_DATASET EXCERPT_.
+ + + + + + +

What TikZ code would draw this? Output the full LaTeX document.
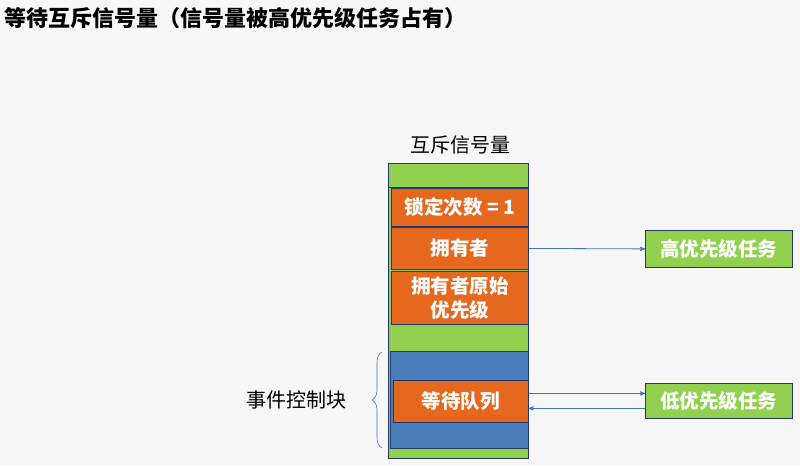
\documentclass[tikz,border=0pt]{standalone}
\usepackage{fontspec}
\setmainfont{Noto Sans CJK SC}
\usetikzlibrary{arrows,decorations.pathreplacing}
\definecolor{cellgreen}{RGB}{146,208,80}
\definecolor{cellorange}{RGB}{230,104,30}
\definecolor{cellblue}{RGB}{74,126,187}
\definecolor{rimblue}{RGB}{31,56,100}
\definecolor{linkblue}{RGB}{68,114,196}

\begin{document}
\begin{tikzpicture}[x=1pt,y=-1pt,>=stealth',
    font=\fontsize{20}{23}\selectfont]
  \tikzstyle{cell}=[draw=rimblue,line width=0.8pt,inner sep=0pt,anchor=north west]
  \tikzstyle{lab}=[cell,fill=cellorange,text=white,align=center,font=\fontsize{19.5}{24}\selectfont\bfseries]
  \tikzstyle{task}=[cell,fill=cellgreen,text=white,draw=rimblue,font=\fontsize{19.5}{22}\selectfont\bfseries]
  \tikzstyle{link}=[->,draw=linkblue,thick]

  \fill[gray!6] (0,0) rectangle (800,466);
  \useasboundingbox (0,0) rectangle (800,466);

  \node[anchor=west,font=\fontsize{22}{25}\selectfont\bfseries] (title) at (1,18)
    {等待互斥信号量（信号量被高优先级任务占有）};
  \node (head) at (460,145) {互斥信号量};

  \node[cell,fill=cellgreen,minimum width=140pt,minimum height=295pt] (sem) at (388,163) {};
  \node[cell,fill=cellgreen,minimum width=140pt,minimum height=24pt] (g1) at (388,163) {};
  \node[lab,minimum width=137pt,minimum height=38pt] (count) at (391,188) {锁定次数 = 1};
  \node[lab,minimum width=137pt,minimum height=42pt] (owner) at (391,227) {拥有者};
  \node[lab,minimum width=137pt,minimum height=53pt] (prio) at (391,271) {拥有者原始\\优先级};
  \node[cell,fill=cellblue,minimum width=138pt,minimum height=97pt] (ecb) at (390,351) {};
  \node[lab,minimum width=135pt,minimum height=42pt] (queue) at (393,380) {等待队列};

  \node[task,minimum width=147pt,minimum height=37pt] (high) at (645,230) {高优先级任务};
  \node[task,minimum width=147pt,minimum height=35pt] (low) at (645,383) {低优先级任务};

  \draw[link] (owner.east) -- (high.west);
  \draw[link] ([yshift=8pt]queue.east) -- ([yshift=7.5pt]low.west);
  \draw[link] ([yshift=-7.5pt]low.west) -- ([yshift=-7pt]queue.east);

  \draw[linkblue,semithick,decorate,decoration={brace,amplitude=10pt}]
    (382,448) -- (382,352) coordinate[midway] (tip);
  \node[anchor=east] (ecblab) at (350,400) {事件控制块};
\end{tikzpicture}
\end{document}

+ + + + + + +

_TASK TO CARRY OUT_. Output all of the data exactly as it stands, minus any images.

_SOLUTION_.
What TikZ code would draw this? Output the full LaTeX document.
\documentclass[tikz,border=0pt]{standalone}
\usepackage{fontspec}
\setmainfont{Noto Sans CJK SC}
\usetikzlibrary{arrows,decorations.pathreplacing}
\definecolor{cellgreen}{RGB}{146,208,80}
\definecolor{cellorange}{RGB}{230,104,30}
\definecolor{cellblue}{RGB}{74,126,187}
\definecolor{rimblue}{RGB}{31,56,100}
\definecolor{linkblue}{RGB}{68,114,196}

\begin{document}
\begin{tikzpicture}[x=1pt,y=-1pt,>=stealth',
    font=\fontsize{20}{23}\selectfont]
  \tikzstyle{cell}=[draw=rimblue,line width=0.8pt,inner sep=0pt,anchor=north west]
  \tikzstyle{lab}=[cell,fill=cellorange,text=white,align=center,font=\fontsize{19.5}{24}\selectfont\bfseries]
  \tikzstyle{task}=[cell,fill=cellgreen,text=white,draw=rimblue,font=\fontsize{19.5}{22}\selectfont\bfseries]
  \tikzstyle{link}=[->,draw=linkblue,thick]

  \fill[gray!6] (0,0) rectangle (800,466);
  \useasboundingbox (0,0) rectangle (800,466);

  \node[anchor=west,font=\fontsize{22}{25}\selectfont\bfseries] (title) at (1,18)
    {等待互斥信号量（信号量被高优先级任务占有）};
  \node (head) at (460,145) {互斥信号量};

  \node[cell,fill=cellgreen,minimum width=140pt,minimum height=295pt] (sem) at (388,163) {};
  \node[cell,fill=cellgreen,minimum width=140pt,minimum height=24pt] (g1) at (388,163) {};
  \node[lab,minimum width=137pt,minimum height=38pt] (count) at (391,188) {锁定次数 = 1};
  \node[lab,minimum width=137pt,minimum height=42pt] (owner) at (391,227) {拥有者};
  \node[lab,minimum width=137pt,minimum height=53pt] (prio) at (391,271) {拥有者原始\\优先级};
  \node[cell,fill=cellblue,minimum width=138pt,minimum height=97pt] (ecb) at (390,351) {};
  \node[lab,minimum width=135pt,minimum height=42pt] (queue) at (393,380) {等待队列};

  \node[task,minimum width=147pt,minimum height=37pt] (high) at (645,230) {高优先级任务};
  \node[task,minimum width=147pt,minimum height=35pt] (low) at (645,383) {低优先级任务};

  \draw[link] (owner.east) -- (high.west);
  \draw[link] ([yshift=8pt]queue.east) -- ([yshift=7.5pt]low.west);
  \draw[link] ([yshift=-7.5pt]low.west) -- ([yshift=-7pt]queue.east);

  \draw[linkblue,semithick,decorate,decoration={brace,amplitude=10pt}]
    (382,448) -- (382,352) coordinate[midway] (tip);
  \node[anchor=east] (ecblab) at (350,400) {事件控制块};
\end{tikzpicture}
\end{document}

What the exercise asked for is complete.